» Brief
In the material below, please retype the lines from the very first through the one with "from matplotlib.patches import Rectangle", exactly and without pictures.

>> Begin

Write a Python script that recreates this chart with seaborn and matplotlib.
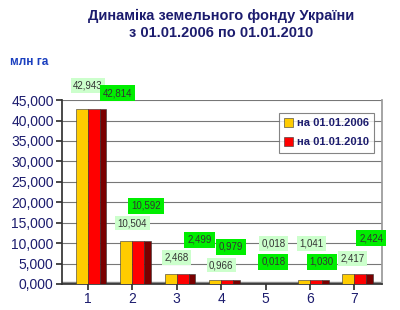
import matplotlib
matplotlib.use("Agg")
import matplotlib.pyplot as plt
import seaborn as sns
import pandas as pd
from matplotlib.patches import Rectangle

categories = ["1", "2", "3", "4", "5", "6", "7"]
series_names = ["на 01.01.2006", "на 01.01.2010"]
values_2006 = [42.943, 10.504, 2.468, 0.966, 0.018, 1.041, 2.417]
values_2010 = [42.814, 10.592, 2.499, 0.979, 0.018, 1.030, 2.424]
y_ticks = [0, 5, 10, 15, 20, 25, 30, 35, 40, 45]

df = pd.DataFrame({
    "cat": categories * 2,
    "series": [series_names[0]] * 7 + [series_names[1]] * 7,
    "val": values_2006 + values_2010,
})

sns.set_theme(style="white")
plt.rcParams['font.family'] = ['Liberation Sans', 'DejaVu Sans']
navy = "#1c1c6e"

fig = plt.figure(figsize=(4.0, 3.1), dpi=100)
ax = fig.add_axes([0.155, 0.084, 0.80, 0.593])

sns.barplot(data=df, x="cat", y="val", hue="series",
            palette=["#FFCC00", "#FF0000"], saturation=1, width=0.54, ax=ax,
            edgecolor="#333333", linewidth=0.4, legend=True, zorder=3)

# dark side faces for depth
for p in list(ax.patches):
    if p.get_height() <= 0 or p.get_width() <= 0:
        continue
    fc = p.get_facecolor()
    if fc[1] < 0.5:  # red bar -> add dark side
        side = Rectangle((p.get_x() + p.get_width(), 0), p.get_width() * 0.55,
                         p.get_height(), facecolor="#7a0000", edgecolor="#333333",
                         linewidth=0.4, zorder=3)
        ax.add_patch(side)

ax.set_xlim(-0.58, 6.62)
ax.set_ylim(0, 45)
ax.set_yticks(y_ticks)
ax.set_yticklabels([f"{v:.3f}".replace(".", ",") for v in y_ticks])
ax.tick_params(axis="y", labelsize=10, labelcolor=navy, length=4, color="#333333", left=True, pad=2)
ax.tick_params(axis="x", labelsize=10, labelcolor=navy, length=4, color="#333333", bottom=True, pad=2)
ax.set_xlabel("")
ax.set_ylabel("")
ax.yaxis.grid(True, color="#777777", linewidth=0.8, zorder=0)
ax.spines["top"].set_visible(False)
ax.spines["right"].set_color("#999999")
ax.spines["left"].set_color("#333333")
ax.spines["bottom"].set_color("#333333")
# floor
ax.axhspan(0, 0.45, color="#888888", zorder=2)

# data labels (offsets in pixels from bar tops)
light = "#ccffcc"
bright = "#00ee00"
offs_2006 = [(6, 23), (6, 18), (6, 16), (6, 15), (14, 40), (7, 36), (4, 16)]
offs_2010 = [(24, 16), (8, 35), (17, 34), (4, 33), (2, 22), (6, 18), (11, 36)]
for i, (a, b) in enumerate(zip(values_2006, values_2010)):
    ax.annotate(f"{a:.3f}".replace(".", ","), xy=(i - 0.13, a), xytext=offs_2006[i],
                textcoords="offset pixels", ha="center", va="center", fontsize=7,
                color="#333333", annotation_clip=False, zorder=5,
                bbox=dict(boxstyle="square,pad=0.25", fc=light, ec="none"))
    ax.annotate(f"{b:.3f}".replace(".", ","), xy=(i + 0.13, b), xytext=offs_2010[i],
                textcoords="offset pixels", ha="center", va="center", fontsize=7,
                color="#333333", annotation_clip=False, zorder=5,
                bbox=dict(boxstyle="square,pad=0.3", fc=bright, ec="none"))

leg = ax.legend(loc="upper left", bbox_to_anchor=(0.66, 0.962), frameon=True,
                fontsize=8, handlelength=0.8, handleheight=0.8, handletextpad=0.3,
                borderpad=0.5, labelspacing=0.8, fancybox=False)
leg.get_frame().set_edgecolor("#666666")
leg.get_frame().set_linewidth(0.8)
for t in leg.get_texts():
    t.set_color(navy)
    t.set_fontweight("bold")

fig.text(0.553, 0.948, "Динаміка земельного фонду України", ha="center", va="center",
         fontsize=10.5, fontweight="bold", color=navy)
fig.text(0.553, 0.893, "з 01.01.2006 по 01.01.2010", ha="center", va="center",
         fontsize=10.5, fontweight="bold", color=navy)
fig.text(0.025, 0.80, "млн га", ha="left", va="center", fontsize=8.5,
         fontweight="bold", color="#1a3fbf")

fig.savefig("out.png", dpi=100, facecolor="white")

>> End

» The reply
Write a Python script that recreates this chart with seaborn and matplotlib.
import matplotlib
matplotlib.use("Agg")
import matplotlib.pyplot as plt
import seaborn as sns
import pandas as pd
from matplotlib.patches import Rectangle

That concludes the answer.